I recently took a trip to visit my best friend Paige who now lives in New Jersey. She moved up there in the Fall of 2010 and while she's been able to come visit around various holidays, weddings and other special occasions, I sure have missed having her around. After Mr. Max and I got engaged, we decided to pick a time that I could go to visit her and see her new world. I don't know how much more quality time you can have after a 4 day road trip across the Northeast!
We had such a blast as we drove from Philadelphia, to Moorestown, to Atlantic City, to New York City, then back to Moorestown and Haddenfield.

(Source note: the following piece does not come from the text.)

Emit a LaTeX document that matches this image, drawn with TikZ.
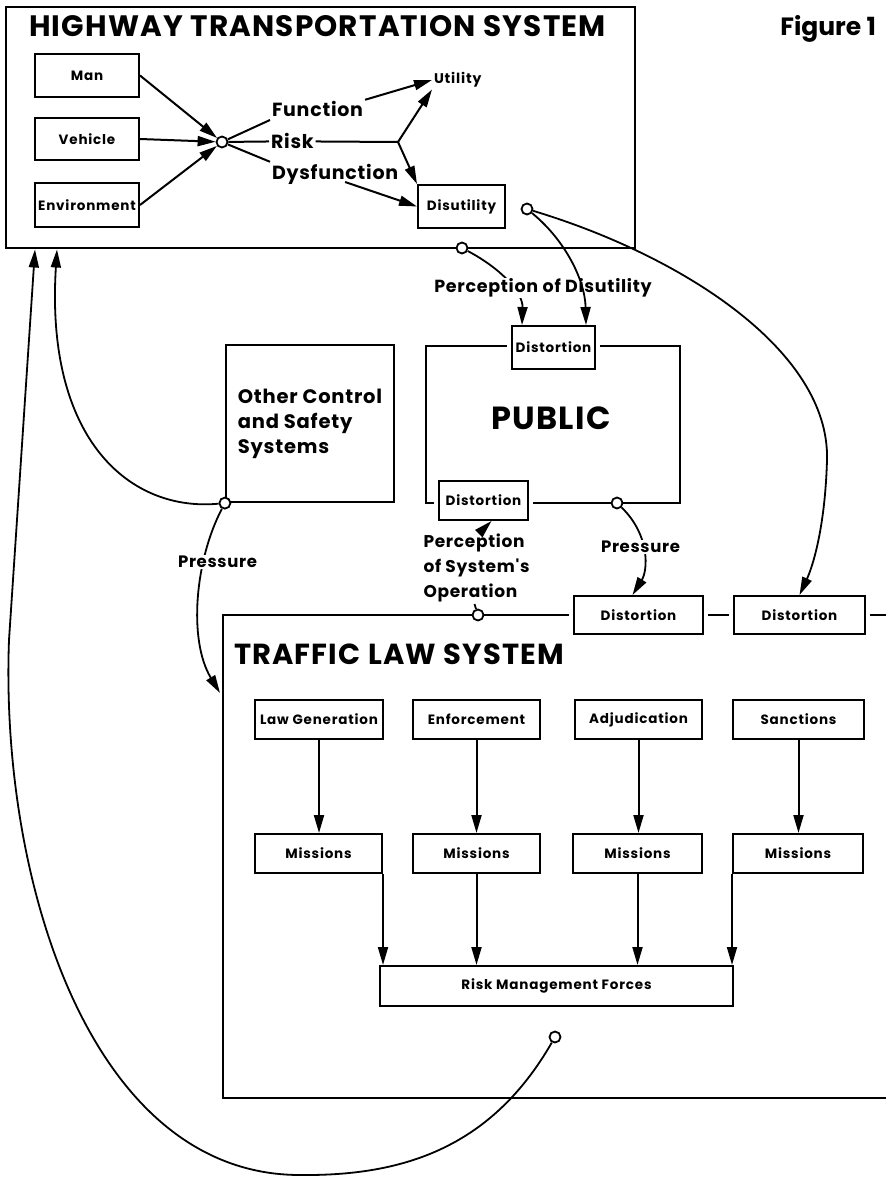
\documentclass[tikz,border=0pt]{standalone}
\usepackage{fontspec}
\setmainfont{Poppins}
\newfontfamily\widefont{Poppins}[LetterSpace=4]
\newfontfamily\boxfont{Poppins}[LetterSpace=6]
\usetikzlibrary{arrows.meta, positioning, calc}

\begin{document}
\begin{tikzpicture}[x=1pt, y=-1pt, line width=2pt,
  >={Triangle[length=18pt, width=10pt]},
  every node/.style={inner sep=1pt},
  sysbox/.style={draw, line width=2.2pt, inner sep=0pt},
  unitbox/.style={draw, fill=white, inner sep=0pt, font=\boxfont\bfseries\fontsize{13.5}{15}\selectfont},
  distbox/.style={unitbox, preaction={draw=white, line width=10pt}},
  joint/.style={circle, draw, fill=white, inner sep=0pt, minimum size=11pt, line width=1.8pt},
  lbl/.style={font=\widefont\bfseries\fontsize{#1}{#1}\selectfont},
  curve/.style={line width=1.8pt}]

\useasboundingbox (0,0) rectangle (886,1177);

% Highway transportation system
\node[sysbox, minimum width=629, minimum height=241] (hts) at (320.5,127.5) {};
\node[lbl=29.5, anchor=base west] (htstitle) at (27,37) {HIGHWAY TRANSPORTATION SYSTEM};
\node[font=\bfseries\fontsize{25}{25}\selectfont, anchor=base east] (fig) at (878,36) {Figure 1};
\coordinate (htsL) at (35,249.5);
\coordinate (htsR) at (57,249.5);

\node[unitbox, minimum width=104, minimum height=43] (man) at (87,75.5) {Man};
\node[unitbox, minimum width=104, minimum height=42] (veh) at (87,139) {Vehicle};
\node[unitbox, minimum width=104, minimum height=44] (env) at (87,205) {Environment};
\node[joint] (j) at (222,142) {};
\foreach \src in {man, veh, env}
  \draw[->] (\src.east) -- (j);

\node[lbl=19, anchor=base west] (fun) at (270,117) {Function};
\node[lbl=19, anchor=base west] (risk) at (269,149) {Risk};
\node[lbl=19, anchor=base west] (dys) at (270,179) {Dysfunction};
\node[font=\boxfont\bfseries\fontsize{14}{16}\selectfont, anchor=west] (util) at (432,80) {Utility};
\node[unitbox, minimum width=87, minimum height=43] (dis) at (461.5,206.5) {Disutility};
\coordinate (br) at (398,142);

\draw (j) -- ([yshift=-3pt]fun.base west);
\draw (j) -- (risk.west);
\draw (j) -- (dys.north west);
\draw (risk.east) -- (br);
\draw[->] (br) -- (util.south west);
\draw[->] (br) -- (dis.north west);
\draw[->] (fun.north east) -- (util.west);
\draw[->] ([xshift=10pt, yshift=-3pt]dys.base) -- (dis.west);

\node[joint] (c1) at (527,209) {};
\node[joint] (c2) at (462,248) {};

% Public
\node[sysbox, minimum width=254, minimum height=157] (pub) at (553,424.5) {};
\node[lbl=32] (publbl) at (551,418) {PUBLIC};
\node[distbox, minimum width=83, minimum height=43] (dtop) at (553.5,347.5) {Distortion};
\node[distbox, minimum width=89, minimum height=39] (dbot) at (483.5,500.5) {Distortion};
\node[joint] (c3) at (617,503) {};

% Other control and safety systems
\node[sysbox, minimum width=168, minimum height=157, align=left,
  font=\widefont\bfseries\fontsize{19.5}{25}\selectfont] (ocs) at (310,423.5)
  {Other Control\\and Safety\\Systems};
\node[joint] (c4) at (ocs.south west) {};

% Traffic law system
\coordinate (tlsTL) at (223,615);
\coordinate (tlsTR) at (886,615);
\coordinate (tlsBR) at (886,1098);
\coordinate (tlsIn) at (220,693);
\draw[line width=2.2pt] (tlsBR) -| (tlsTL) -- (tlsTR);
\node[distbox, minimum width=129, minimum height=38] (dmid) at (638.5,615) {Distortion};
\node[distbox, minimum width=131, minimum height=38] (dright) at (799.5,615) {Distortion};
\node[joint] (c5) at (478,615) {};
\node[lbl=29, anchor=base west] (tlstitle) at (232,664) {TRAFFIC LAW SYSTEM};

\foreach \nm/\x/\w/\txt in {lg/319/128/Law Generation, enf/476.5/127/Enforcement,
    adj/638.5/127/Adjudication, san/798.5/131/Sanctions}
  \node[unitbox, minimum width=\w, minimum height=39] (\nm) at (\x,719.5) {\txt};
\foreach \nm/\x/\w in {m1/318.5/127, m2/476.5/127, m3/637.5/129, m4/798/130}
  \node[unitbox, minimum width=\w, minimum height=39] (\nm) at (\x,853.5) {Missions};
\foreach \src/\dst in {lg/m1, enf/m2, adj/m3, san/m4}
  \draw[->] (\src.south) -- (\src.south |- \dst.north);

\node[unitbox, minimum width=353, minimum height=40] (rmf) at (556.5,986) {Risk Management Forces};
\draw[->] (m1.south east) -- (m1.south east |- rmf.north);
\draw[->] (m2.south) -- (m2.south |- rmf.north);
\draw[->] (m3.south) -- (m3.south |- rmf.north);
\draw[->] (m4.south west) -- (m4.south west |- rmf.north);
\node[joint] (c6) at (555,1037) {};

% Perception and pressure loops
\draw[->, curve] (c2) .. controls (500,268) and (523,292) .. ([xshift=11pt]dtop.north west);
\node[lbl=17.5, fill=white] (pdis) at (543,288) {Perception of Disutility};
\draw[->, curve] (c1) .. controls (565,240) and (585,280) .. ([xshift=-10pt]dtop.north east);
\draw[->, curve] (c1) .. controls (680,255) and (830,350) .. (827,460)
  .. controls (825,530) and (812,568) .. (dright.north);

\draw[->, curve] (c3) .. controls (650,535) and (648,570) .. ([xshift=-6pt]dmid.north);
\node[lbl=16.5, fill=white] (pr1) at (640.5,547) {Pressure};

\node[align=left, font=\widefont\bfseries\fontsize{17}{25}\selectfont] (psys) at (476.5,568)
  {Perception\\of System's\\Operation};
\draw[curve] (c5) -- ([xshift=-2pt]psys.south);
\draw[->, curve] ([xshift=4pt]psys.north) -- ([xshift=8pt]dbot.south);

\draw[->, curve] (c4) .. controls (130,512) and (45,440) .. (htsR);
\draw[->, curve] (c4) .. controls (195,560) and (188,640) .. (tlsIn);
\node[lbl=16.5, fill=white] (pr2) at (217.5,562) {Pressure};

\draw[->, curve] (c6) .. controls (490,1150) and (400,1176) .. (300,1175)
  .. controls (90,1175) and (0,880) .. (9,640) -- (htsL);

\end{tikzpicture}
\end{document}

It was such a great time to catch up, goof off, laugh, talk about all thing past, present and future. We got to celebrate Max and my engagement, celebrate her new home almost finished becoming a first time home owner and just spend time with a best friend.
Paige did an incredible job picking dining establishments for our trip! Our second night in Atlantic City, she made reservations for us at Buddakan, a Asian-fusion restaurant within the Caesar's Palace Shops along the Boardwalk. The menu was full of small plates and not so small plates, all meant for sharing. We decided to pick two of the "small" plates, a crab fried rice and a beef lo mein. For our shared entree, we were torn between a pork tenderloin with Asian BBQ sauce or a chicken in ponzu sauce. We opted for the chicken and were definitely not disappointed! It was a half breast with a velvety browned butter sauce, with ponzu sauce stirred in and slightly thickened as it cooked. While incredibly satisfied with our choice, I still pined for the chance to try the pork dish so I decided to see what Mr. Max and I could do in the kitchen by creating our own!
This dish took under 30 minutes to prepare, great for a weeknight meal. Pork is so much more time efficient when you cook in medallion form, allowing a more even finish throughout each piece of meat and a faster cook time.
Nutritional facts can be found here, calculated at SparkRecipes.com; 1 serving is equivalent to 3 medallions of pork and 1/4 cup of sauce, totals 6 WW points.
Recipe yields 4 servings
- 1 lb. pork tenderloin
- 1/4 cup Tamari (low-sodium, organic soy sauce)
- 3 tbsp. Hoisin sauce
- 2 tbsp. tomato paste
- 1 tbsp. rice vinegar
- 1 tbsp. Sriracha (add more if you want the heat!)
- 1 tbsp. honey
- 1 tsp. ginger, minced
- Green onions, optional for garnish
In a large skillet, on medium-high heat, flash sear the pork for about 2 minutes on each side. By doing this, we are locking in the natural tenderness and moisture of the pork.
Take the seared pork and cut into half inch to one inch thick medallions, then dip in the BBQ sauce, coating both sides.
Set back in the pan, turning heat down to medium and cover, let cook for about 5 minutes.
Flip the medallions and let cook for another 3 minutes before performing the Rule of Thumb to test the level of doneness.
When done, remove from plate and set atop a bed of veggies or rice. Top with reserved sauce, garnish with green onions and enjoy!